This Amendment No. 9 is being filed on behalf of Third Point LLC, a Delaware limited liability company (the “Management Company”), Daniel S. Loeb, an individual (“Mr. Loeb”), Third Point Partners LP, a Delaware limited partnership (“Third Point Partners”), Third Point Partners Qualified LP, a Delaware limited partnership (“Third Point Partners Qualified”), Third Point Offshore Master Fund, L.P., a Cayman Islands exempted limited partnership (“Third Point Master), and Third Point Advisors II L.L.C., a Delaware limited liability company (“Third Point Advisors”, and together with the Management Company, Mr. Loeb, Third Point Partners, Third Point Qualified and Third Point Master, the “Reporting Persons”).
The Management Company is the investment manager or adviser to a variety of hedge funds and managed accounts (such funds and accounts, collectively, including, but not limited to, Third Point Partners, Third Point Partners Qualified and Third Point Master, the “Funds”). Third Point Advisors serves as the general partner of Third Point Master. The Management Company and Mr. Loeb may be deemed to have beneficial ownership over shares of Common Stock directly beneficially owned by the Funds, by virtue of the authority granted to them by the Funds to vote and to dispose of the securities held by the Funds, including the Common Stock.
This Amendment No. 9 is being filed to report that Third Point LP no longer beneficially owns more than 5% of the Common Stock and to report that Third Point Master beneficially owns, and Third Point Advisors may be deemed to beneficially own, more than 5% of the Common Stock.
This Amendment No. 9 is being filed to amend Item 2, Item 3, Item 4, Item 5 of the Schedule 13D as follows:
Item 2. Identity and Background.
Item 2 of the Schedule 13D is amended to reflect the following:
(a) | Third Point Master is organized as an exempted limited partnership under the laws of the Cayman Islands. Third Point Advisors is organized as a limited liability company under the laws of Delaware. |
(b) | The address of the principal business and principal office of Third Point Master and Third Point Advisors is 390 Park Avenue, 18th floor, New York, New York 10022. |
(c) | The principal business of Third Point Master is to invest and trade in securities. The principal business of Third Point Advisors is to serve as the general partner of Third Point Master. |
Item 3. Source and Amount of Funds or Other Consideration.

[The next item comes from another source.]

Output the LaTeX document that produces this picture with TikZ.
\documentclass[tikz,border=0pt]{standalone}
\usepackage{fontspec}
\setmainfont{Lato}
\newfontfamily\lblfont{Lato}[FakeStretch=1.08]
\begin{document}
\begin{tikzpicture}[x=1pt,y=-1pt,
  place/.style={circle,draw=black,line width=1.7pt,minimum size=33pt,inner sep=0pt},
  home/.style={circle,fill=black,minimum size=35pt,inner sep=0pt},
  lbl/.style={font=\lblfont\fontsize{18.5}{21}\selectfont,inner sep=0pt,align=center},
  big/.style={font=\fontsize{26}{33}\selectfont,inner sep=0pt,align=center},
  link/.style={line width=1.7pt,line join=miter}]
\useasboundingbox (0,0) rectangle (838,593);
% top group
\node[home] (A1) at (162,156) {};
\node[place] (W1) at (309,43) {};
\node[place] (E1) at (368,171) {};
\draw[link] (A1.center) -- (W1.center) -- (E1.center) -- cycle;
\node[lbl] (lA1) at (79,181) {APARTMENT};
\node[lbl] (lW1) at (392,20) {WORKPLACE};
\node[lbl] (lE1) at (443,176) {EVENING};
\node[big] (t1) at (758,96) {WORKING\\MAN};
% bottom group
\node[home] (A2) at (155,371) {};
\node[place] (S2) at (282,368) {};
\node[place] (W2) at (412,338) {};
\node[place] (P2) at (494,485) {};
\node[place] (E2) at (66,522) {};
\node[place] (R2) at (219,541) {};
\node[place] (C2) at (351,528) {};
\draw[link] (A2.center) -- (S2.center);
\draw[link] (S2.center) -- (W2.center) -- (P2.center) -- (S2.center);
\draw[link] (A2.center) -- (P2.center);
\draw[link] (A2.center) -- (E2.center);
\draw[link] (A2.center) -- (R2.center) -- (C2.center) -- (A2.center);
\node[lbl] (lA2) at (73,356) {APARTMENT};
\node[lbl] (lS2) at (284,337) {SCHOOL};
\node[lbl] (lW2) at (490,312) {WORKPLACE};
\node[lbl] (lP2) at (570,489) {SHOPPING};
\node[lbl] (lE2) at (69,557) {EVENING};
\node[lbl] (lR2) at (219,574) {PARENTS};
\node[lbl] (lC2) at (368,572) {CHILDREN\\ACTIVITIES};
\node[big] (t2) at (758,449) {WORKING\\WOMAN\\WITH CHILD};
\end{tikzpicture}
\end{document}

Item 3 of the Schedule 13D is amended to reflect the following:
The net investment costs of the shares of Common Stock subject to the Rebalancing (as defined below) was $0 other than customary commissions, the source of funds of which was the working capital of the applicable Funds.
Item 4. Purpose of Transaction.
Item 4 of the Schedule 13D is amended to reflect the following:
The Funds entered into ordinary course rebalancing transactions which resulted in no change in the aggregate Common Stock beneficially owned by the Funds, the Management Company and Mr. Loeb (the “Rebalancing”). In connection with the Rebalancing, the following transactions were consummated: (a) Third Point Master Purchased 482,400 shares of Common Stock, (b) other Funds purchased 305,600 shares of Common Stock and (c) Third Point LP sold 788,000 shares of Common Stock. All of the rebalancing transactions were effected at the same time at a price of $7.1975 per share of Common Stock, net of commissions.

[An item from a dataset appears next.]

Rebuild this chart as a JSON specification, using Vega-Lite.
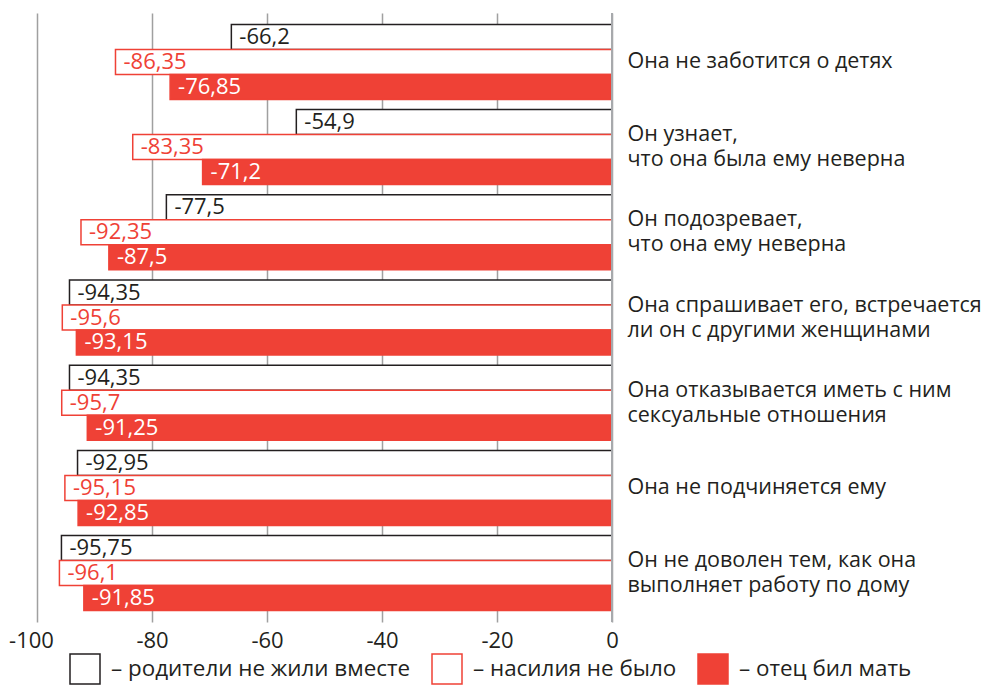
{
  "$schema": "https://vega.github.io/schema/vega-lite/v6.json",
  "width": 575,
  "height": 609,
  "autosize": {"type": "none"},
  "padding": {"left": 37, "top": 13, "right": 372, "bottom": 63},
  "config": {
    "view": {"stroke": null},
    "font": "Open Sans",
    "locale": {"number": {"decimal": ",", "thousands": " ", "grouping": [3], "currency": ["", ""], "minus": "-"}}
  },
  "data": {"values": [
    {"cat": "Она не заботится о детях", "g": "– родители не жили вместе", "v": -66.2},
    {"cat": "Она не заботится о детях", "g": "– насилия не было", "v": -86.35},
    {"cat": "Она не заботится о детях", "g": "– отец бил мать", "v": -76.85},
    {"cat": "Он узнает,|что она была ему неверна", "g": "– родители не жили вместе", "v": -54.9},
    {"cat": "Он узнает,|что она была ему неверна", "g": "– насилия не было", "v": -83.35},
    {"cat": "Он узнает,|что она была ему неверна", "g": "– отец бил мать", "v": -71.2},
    {"cat": "Он подозревает,|что она ему неверна", "g": "– родители не жили вместе", "v": -77.5},
    {"cat": "Он подозревает,|что она ему неверна", "g": "– насилия не было", "v": -92.35},
    {"cat": "Он подозревает,|что она ему неверна", "g": "– отец бил мать", "v": -87.5},
    {"cat": "Она спрашивает его, встречается|ли он с другими женщинами", "g": "– родители не жили вместе", "v": -94.35},
    {"cat": "Она спрашивает его, встречается|ли он с другими женщинами", "g": "– насилия не было", "v": -95.6},
    {"cat": "Она спрашивает его, встречается|ли он с другими женщинами", "g": "– отец бил мать", "v": -93.15},
    {"cat": "Она отказывается иметь с ним|сексуальные отношения", "g": "– родители не жили вместе", "v": -94.35},
    {"cat": "Она отказывается иметь с ним|сексуальные отношения", "g": "– насилия не было", "v": -95.7},
    {"cat": "Она отказывается иметь с ним|сексуальные отношения", "g": "– отец бил мать", "v": -91.25},
    {"cat": "Она не подчиняется ему", "g": "– родители не жили вместе", "v": -92.95},
    {"cat": "Она не подчиняется ему", "g": "– насилия не было", "v": -95.15},
    {"cat": "Она не подчиняется ему", "g": "– отец бил мать", "v": -92.85},
    {"cat": "Он не доволен тем, как она|выполняет работу по дому", "g": "– родители не жили вместе", "v": -95.75},
    {"cat": "Он не доволен тем, как она|выполняет работу по дому", "g": "– насилия не было", "v": -96.1},
    {"cat": "Он не доволен тем, как она|выполняет работу по дому", "g": "– отец бил мать", "v": -91.85}
  ]},
  "layer": [
    {
      "mark": {"type": "bar", "strokeWidth": 1.5},
      "encoding": {
        "y": {"field": "cat", "type": "nominal", "sort": null,
          "scale": {"paddingInner": 0.12, "paddingOuter": 0.134},
          "axis": {"orient": "right", "domain": false, "ticks": false, "grid": false, "title": null,
            "labelPadding": 15, "labelAlign": "left",
            "labelBaseline": {"condition": {"test": "indexof(datum.label, '|') >= 0", "value": "line-bottom"}, "value": "middle"},
            "labelFontSize": 21.5,
            "labelLineHeight": 25, "labelColor": "#231f20", "labelLimit": 0,
            "labelExpr": "split(datum.label, '|')"}},
        "yOffset": {"field": "g", "type": "nominal", "sort": null,
          "scale": {"domain": ["– родители не жили вместе", "– насилия не было", "– отец бил мать"], "paddingInner": 0, "paddingOuter": 0}},
        "x": {"field": "v", "type": "quantitative",
          "scale": {"domain": [-100, 0], "nice": false},
          "axis": {"values": [-100, -80, -60, -40, -20, 0], "format": "d", "grid": true, "gridColor": "#a0a0a0",
            "gridWidth": 1.5, "domain": false, "ticks": false, "labelPadding": 8, "labelFontSize": 22,
            "labelOffset": {"condition": {"test": "datum.value == -100", "value": -6}, "value": 0},
            "labelColor": "#231f20", "title": null, "labelFlush": false}},
        "fill": {"field": "g", "type": "nominal",
          "scale": {"domain": ["– родители не жили вместе", "– насилия не было", "– отец бил мать"], "range": ["white", "white", "#ef4136"]},
          "legend": {"orient": "none", "legendX": 32, "legendY": 640, "direction": "horizontal",
            "symbolType": "square", "symbolSize": 900, "symbolStrokeWidth": 1.5, "labelFontSize": 22.4,
            "labelColor": "#231f20", "labelOffset": 10, "columnPadding": 18, "title": null, "labelLimit": 0}},
        "stroke": {"field": "g", "type": "nominal",
          "scale": {"domain": ["– родители не жили вместе", "– насилия не было", "– отец бил мать"], "range": ["#231f20", "#ef4136", "#ef4136"]},
          "legend": {"orient": "none", "legendX": 32, "legendY": 640, "direction": "horizontal",
            "symbolType": "square", "symbolSize": 900, "symbolStrokeWidth": 1.5, "labelFontSize": 22.4,
            "labelColor": "#231f20", "labelOffset": 10, "columnPadding": 18, "title": null, "labelLimit": 0}}
      }
    },
    {
      "mark": {"type": "text", "align": "left", "baseline": "middle", "dx": 8, "fontSize": 22},
      "encoding": {
        "y": {"field": "cat", "type": "nominal", "sort": null},
        "yOffset": {"field": "g", "type": "nominal", "sort": null},
        "x": {"field": "v", "type": "quantitative"},
        "text": {"field": "v", "type": "quantitative", "format": ".2~f"},
        "color": {"condition": [
          {"test": "datum.g === '– родители не жили вместе'", "value": "#231f20"},
          {"test": "datum.g === '– насилия не было'", "value": "#ef4136"}
        ], "value": "white"}
      }
    },
    {
      "mark": {"type": "rule", "color": "#a7a9ac", "strokeWidth": 2},
      "encoding": {"x": {"datum": 0}}
    }
  ]
}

Item 5. Interest in Securities of the Issuer.
Items 5(a), (b) and (c) of the Schedule 13D are amended to reflect the following:
(a) As of the date of this Schedule 13D, the Management Company beneficially owns 8,083,022 shares of Common Stock (the “Third Point Shares”). The Third Point Shares represent approximately 16.6% of the Common Stock, based upon the 48,833,323 shares of Common Stock outstanding as of March 25, 2016 based on information provided by the Issuer in its Annual Report on Form 10-K filed with the Securities and Exchange Commission on March 30, 2016 (the “Outstanding Shares”).

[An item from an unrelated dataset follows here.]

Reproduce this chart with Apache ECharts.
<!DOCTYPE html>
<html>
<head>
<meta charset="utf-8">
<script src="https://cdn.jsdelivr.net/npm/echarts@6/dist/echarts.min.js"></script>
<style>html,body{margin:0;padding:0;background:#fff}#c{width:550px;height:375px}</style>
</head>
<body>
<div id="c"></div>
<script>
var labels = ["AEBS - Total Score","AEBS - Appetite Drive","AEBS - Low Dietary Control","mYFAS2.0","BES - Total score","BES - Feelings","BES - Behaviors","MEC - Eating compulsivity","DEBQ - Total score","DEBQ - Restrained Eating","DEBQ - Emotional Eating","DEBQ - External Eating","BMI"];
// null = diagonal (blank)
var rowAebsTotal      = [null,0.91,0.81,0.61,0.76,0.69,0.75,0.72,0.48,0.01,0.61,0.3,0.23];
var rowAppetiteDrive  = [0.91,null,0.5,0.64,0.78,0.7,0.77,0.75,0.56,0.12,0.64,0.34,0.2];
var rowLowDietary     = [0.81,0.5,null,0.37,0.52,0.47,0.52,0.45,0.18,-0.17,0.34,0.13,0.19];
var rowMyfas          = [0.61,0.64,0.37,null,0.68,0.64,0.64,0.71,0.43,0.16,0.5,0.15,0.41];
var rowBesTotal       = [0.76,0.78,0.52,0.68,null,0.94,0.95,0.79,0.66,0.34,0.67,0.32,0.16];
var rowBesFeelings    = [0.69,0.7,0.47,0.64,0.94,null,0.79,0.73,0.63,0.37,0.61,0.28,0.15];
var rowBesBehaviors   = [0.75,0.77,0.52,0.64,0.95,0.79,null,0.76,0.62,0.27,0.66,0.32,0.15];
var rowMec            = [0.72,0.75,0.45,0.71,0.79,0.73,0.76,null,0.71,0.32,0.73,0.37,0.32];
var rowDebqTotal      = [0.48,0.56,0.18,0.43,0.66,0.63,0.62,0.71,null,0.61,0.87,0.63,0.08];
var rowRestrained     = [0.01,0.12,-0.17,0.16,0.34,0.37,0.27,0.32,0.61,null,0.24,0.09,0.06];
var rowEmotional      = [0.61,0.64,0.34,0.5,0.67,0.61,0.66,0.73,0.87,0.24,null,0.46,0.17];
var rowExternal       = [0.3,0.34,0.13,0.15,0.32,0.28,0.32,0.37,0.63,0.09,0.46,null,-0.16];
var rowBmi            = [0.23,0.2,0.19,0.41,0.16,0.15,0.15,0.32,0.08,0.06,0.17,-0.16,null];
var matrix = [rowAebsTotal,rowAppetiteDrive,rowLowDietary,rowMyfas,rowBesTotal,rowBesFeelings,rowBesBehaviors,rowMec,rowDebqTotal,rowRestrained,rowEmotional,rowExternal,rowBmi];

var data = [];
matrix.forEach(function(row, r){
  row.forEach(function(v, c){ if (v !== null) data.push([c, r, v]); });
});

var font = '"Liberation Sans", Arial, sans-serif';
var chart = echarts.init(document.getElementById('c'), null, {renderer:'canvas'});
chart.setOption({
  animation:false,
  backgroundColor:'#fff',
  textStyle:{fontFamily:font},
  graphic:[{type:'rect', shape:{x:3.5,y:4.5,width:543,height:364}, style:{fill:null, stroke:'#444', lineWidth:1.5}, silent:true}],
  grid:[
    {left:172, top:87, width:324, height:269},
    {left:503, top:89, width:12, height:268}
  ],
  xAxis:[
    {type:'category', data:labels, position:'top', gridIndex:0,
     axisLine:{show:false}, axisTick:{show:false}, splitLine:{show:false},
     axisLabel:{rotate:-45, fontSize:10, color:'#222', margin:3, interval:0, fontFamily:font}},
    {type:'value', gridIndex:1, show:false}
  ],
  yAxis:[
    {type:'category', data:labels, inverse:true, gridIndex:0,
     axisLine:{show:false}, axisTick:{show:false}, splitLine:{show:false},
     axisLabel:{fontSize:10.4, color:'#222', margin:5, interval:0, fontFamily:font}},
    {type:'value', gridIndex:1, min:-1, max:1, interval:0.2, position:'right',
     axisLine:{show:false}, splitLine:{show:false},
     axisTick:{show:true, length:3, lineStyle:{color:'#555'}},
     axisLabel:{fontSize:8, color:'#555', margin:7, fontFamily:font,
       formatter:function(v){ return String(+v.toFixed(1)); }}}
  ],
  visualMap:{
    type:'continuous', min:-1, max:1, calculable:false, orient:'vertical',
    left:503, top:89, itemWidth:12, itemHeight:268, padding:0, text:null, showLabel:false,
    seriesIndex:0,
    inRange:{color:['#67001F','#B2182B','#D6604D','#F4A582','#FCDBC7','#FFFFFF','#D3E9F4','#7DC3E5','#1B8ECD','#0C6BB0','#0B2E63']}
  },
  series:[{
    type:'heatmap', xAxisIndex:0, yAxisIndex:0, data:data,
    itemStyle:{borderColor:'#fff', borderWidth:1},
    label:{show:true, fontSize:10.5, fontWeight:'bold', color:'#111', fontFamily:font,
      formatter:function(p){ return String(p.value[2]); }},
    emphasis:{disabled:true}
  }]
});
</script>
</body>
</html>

As of the date of this Schedule 13D, Mr. Loeb beneficially owns 8,182,965 shares of Common Stock, representing approximately 16.8% of the Outstanding Shares; Third Point Partners beneficially owns 1,902,648 shares of Common Stock, representing approximately 3.9% of the Outstanding Shares;Third Point Partners Qualified beneficially owns 1,705,143 shares of Common Stock, representing approximately 3.5% of the Outstanding Shares; and Third Point Master beneficially owns 2,657,778 shares of Common Stock, representing approximately 5.4% of the Outstanding Shares. None of the other individual Funds beneficially owns a number of shares of Common Stock representing more than 5% of the outstanding shares of Common Stock.
(b) The Management Company has the power to vote and dispose of 8,083,022 shares of Common Stock beneficially owned by it. Mr. Loeb has the power to vote and dispose of 8,182,965 shares of Common Stock beneficially owned by him. Third Point Partners has the power to vote and dispose of 1,902,648 shares of Common Stock beneficially owned by it. Third Point Partners Qualified has the power to vote and dispose of 1,705,143 shares of Common Stock beneficially owned by it. Third Point Master has the power to vote and dispose of 2,657,778 shares of Common Stock beneficially owned by it.
(c) Other than as described in Item 4, during the past 60 days there were no transactions in the Common Stock effected by the Reporting Persons, nor, to the best of their knowledge, any of their directors, executive officers, general partners or members.
SIGNATURES
After reasonable inquiry and to the best of each of the undersigned’s knowledge and belief, each of the undersigned, severally and not jointly, certifies that the information set forth in this statement is true, complete and correct.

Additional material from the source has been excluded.